→ Required work:
Your reply should be one number: the count of lines holding the word "this".

--- BEGIN Material to process ---

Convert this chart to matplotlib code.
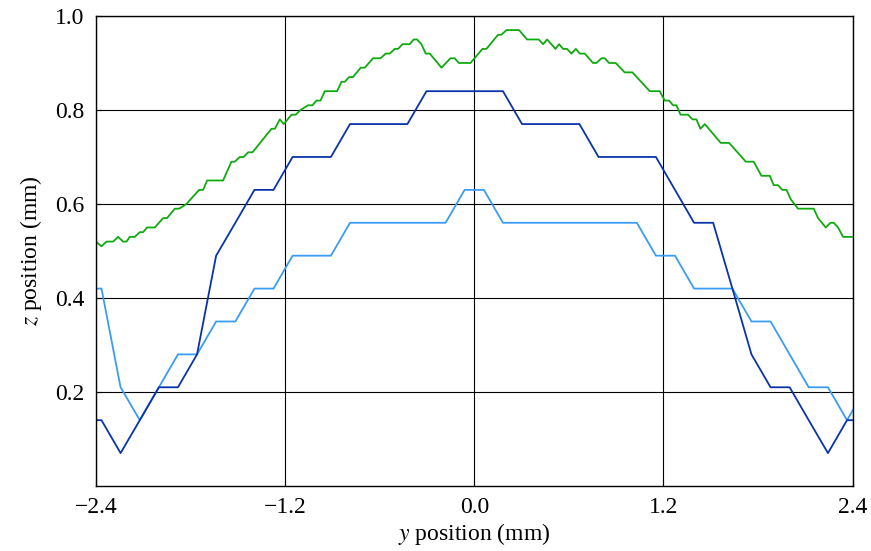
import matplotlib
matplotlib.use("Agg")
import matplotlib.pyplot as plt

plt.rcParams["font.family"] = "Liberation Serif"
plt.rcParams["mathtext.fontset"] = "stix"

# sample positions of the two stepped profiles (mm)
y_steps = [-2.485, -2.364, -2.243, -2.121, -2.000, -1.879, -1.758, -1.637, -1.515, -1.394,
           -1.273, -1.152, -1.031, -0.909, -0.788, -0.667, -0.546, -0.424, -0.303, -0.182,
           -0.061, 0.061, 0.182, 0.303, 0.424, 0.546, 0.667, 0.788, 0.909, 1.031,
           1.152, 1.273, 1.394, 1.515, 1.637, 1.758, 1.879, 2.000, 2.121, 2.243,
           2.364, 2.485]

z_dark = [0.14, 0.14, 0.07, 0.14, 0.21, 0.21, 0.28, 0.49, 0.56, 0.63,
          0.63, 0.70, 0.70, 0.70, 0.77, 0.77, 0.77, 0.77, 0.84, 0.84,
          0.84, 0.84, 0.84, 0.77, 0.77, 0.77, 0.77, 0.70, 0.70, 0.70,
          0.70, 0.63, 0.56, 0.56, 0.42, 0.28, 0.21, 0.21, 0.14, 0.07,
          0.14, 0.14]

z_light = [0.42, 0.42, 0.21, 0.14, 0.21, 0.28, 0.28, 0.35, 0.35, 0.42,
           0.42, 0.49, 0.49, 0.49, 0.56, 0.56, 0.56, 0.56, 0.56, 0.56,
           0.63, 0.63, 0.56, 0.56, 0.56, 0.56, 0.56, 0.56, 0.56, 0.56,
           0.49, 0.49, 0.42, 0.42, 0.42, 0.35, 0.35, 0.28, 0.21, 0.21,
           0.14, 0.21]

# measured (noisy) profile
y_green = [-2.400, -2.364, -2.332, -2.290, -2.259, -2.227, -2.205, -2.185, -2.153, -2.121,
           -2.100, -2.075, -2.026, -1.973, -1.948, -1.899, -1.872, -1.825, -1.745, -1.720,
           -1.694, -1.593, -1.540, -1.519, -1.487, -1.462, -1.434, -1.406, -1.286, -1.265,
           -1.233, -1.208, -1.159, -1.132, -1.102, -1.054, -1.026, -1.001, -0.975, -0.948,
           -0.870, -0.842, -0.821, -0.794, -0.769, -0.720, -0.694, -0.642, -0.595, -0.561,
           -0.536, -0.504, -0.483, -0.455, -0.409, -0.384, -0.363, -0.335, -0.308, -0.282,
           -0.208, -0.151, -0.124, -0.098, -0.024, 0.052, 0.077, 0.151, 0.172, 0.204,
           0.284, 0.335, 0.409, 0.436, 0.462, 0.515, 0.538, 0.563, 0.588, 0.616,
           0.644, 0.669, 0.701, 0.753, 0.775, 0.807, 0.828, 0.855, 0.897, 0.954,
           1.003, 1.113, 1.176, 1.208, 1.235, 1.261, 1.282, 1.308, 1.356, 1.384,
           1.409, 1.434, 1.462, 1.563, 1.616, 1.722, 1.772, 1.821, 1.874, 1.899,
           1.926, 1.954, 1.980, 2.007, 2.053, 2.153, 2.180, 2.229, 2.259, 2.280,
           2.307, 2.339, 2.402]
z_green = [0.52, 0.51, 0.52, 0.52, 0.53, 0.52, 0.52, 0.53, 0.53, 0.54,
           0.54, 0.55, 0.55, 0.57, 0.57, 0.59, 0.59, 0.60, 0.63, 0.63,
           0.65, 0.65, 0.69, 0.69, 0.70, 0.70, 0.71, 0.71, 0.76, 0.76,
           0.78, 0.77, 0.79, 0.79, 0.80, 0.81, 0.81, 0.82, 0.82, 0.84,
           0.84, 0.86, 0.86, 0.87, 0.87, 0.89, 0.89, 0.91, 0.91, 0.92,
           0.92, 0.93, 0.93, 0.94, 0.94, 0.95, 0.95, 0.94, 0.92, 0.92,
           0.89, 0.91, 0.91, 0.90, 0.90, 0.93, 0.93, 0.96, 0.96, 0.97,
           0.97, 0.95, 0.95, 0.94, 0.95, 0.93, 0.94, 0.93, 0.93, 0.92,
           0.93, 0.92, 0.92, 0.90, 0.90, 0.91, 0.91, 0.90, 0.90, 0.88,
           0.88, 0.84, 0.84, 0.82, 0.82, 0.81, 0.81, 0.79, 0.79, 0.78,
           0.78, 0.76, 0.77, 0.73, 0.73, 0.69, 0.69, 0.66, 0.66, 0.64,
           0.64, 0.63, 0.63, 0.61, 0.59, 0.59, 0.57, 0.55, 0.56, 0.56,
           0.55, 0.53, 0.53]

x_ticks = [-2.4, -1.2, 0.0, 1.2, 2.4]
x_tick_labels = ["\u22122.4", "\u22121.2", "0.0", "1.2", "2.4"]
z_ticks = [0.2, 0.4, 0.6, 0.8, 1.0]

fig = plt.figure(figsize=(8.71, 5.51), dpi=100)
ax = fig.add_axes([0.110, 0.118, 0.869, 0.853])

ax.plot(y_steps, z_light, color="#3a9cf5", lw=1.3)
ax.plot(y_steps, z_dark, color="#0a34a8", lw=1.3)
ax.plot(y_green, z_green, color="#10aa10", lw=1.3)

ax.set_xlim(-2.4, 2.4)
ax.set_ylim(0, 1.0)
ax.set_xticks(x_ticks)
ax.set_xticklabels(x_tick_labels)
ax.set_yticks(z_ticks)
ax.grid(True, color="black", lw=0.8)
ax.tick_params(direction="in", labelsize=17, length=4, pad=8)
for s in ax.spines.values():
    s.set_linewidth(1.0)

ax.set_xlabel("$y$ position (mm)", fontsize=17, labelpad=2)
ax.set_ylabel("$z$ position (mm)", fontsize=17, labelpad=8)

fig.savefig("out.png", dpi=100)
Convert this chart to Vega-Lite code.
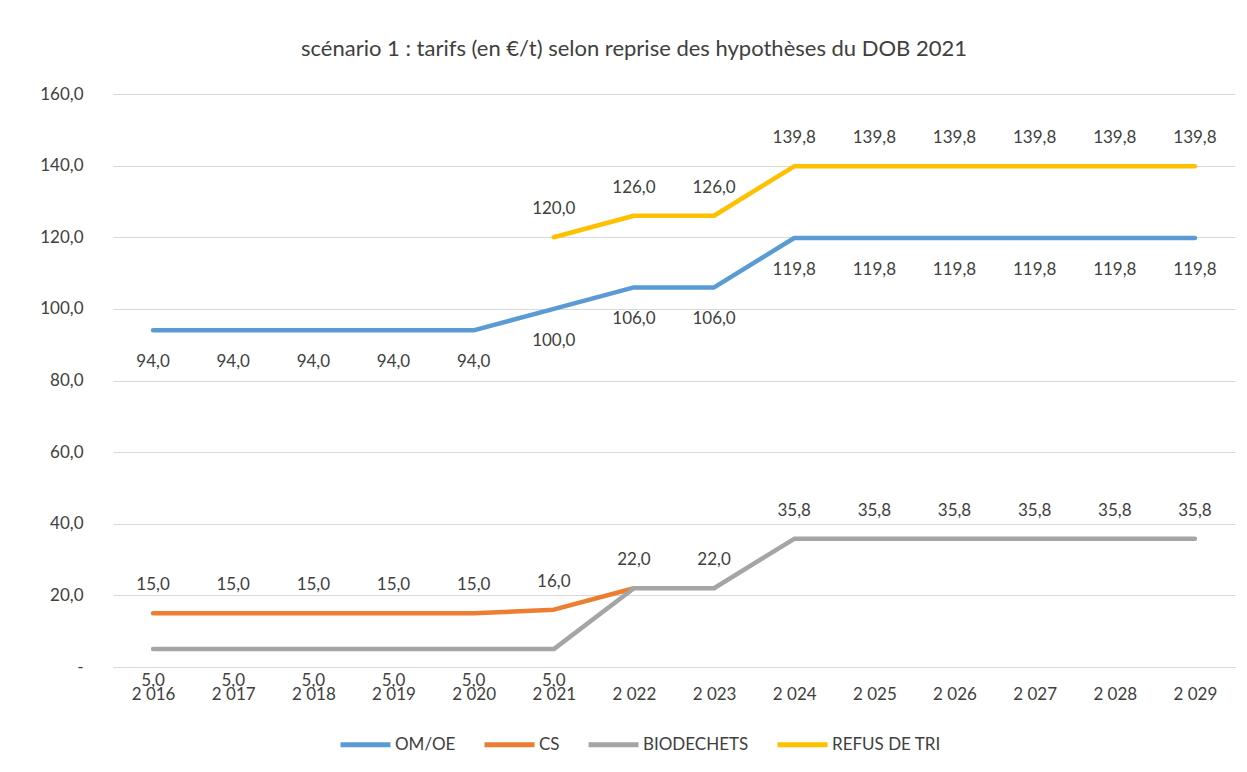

--- END Material to process ---

→ Reply to the exercise:
2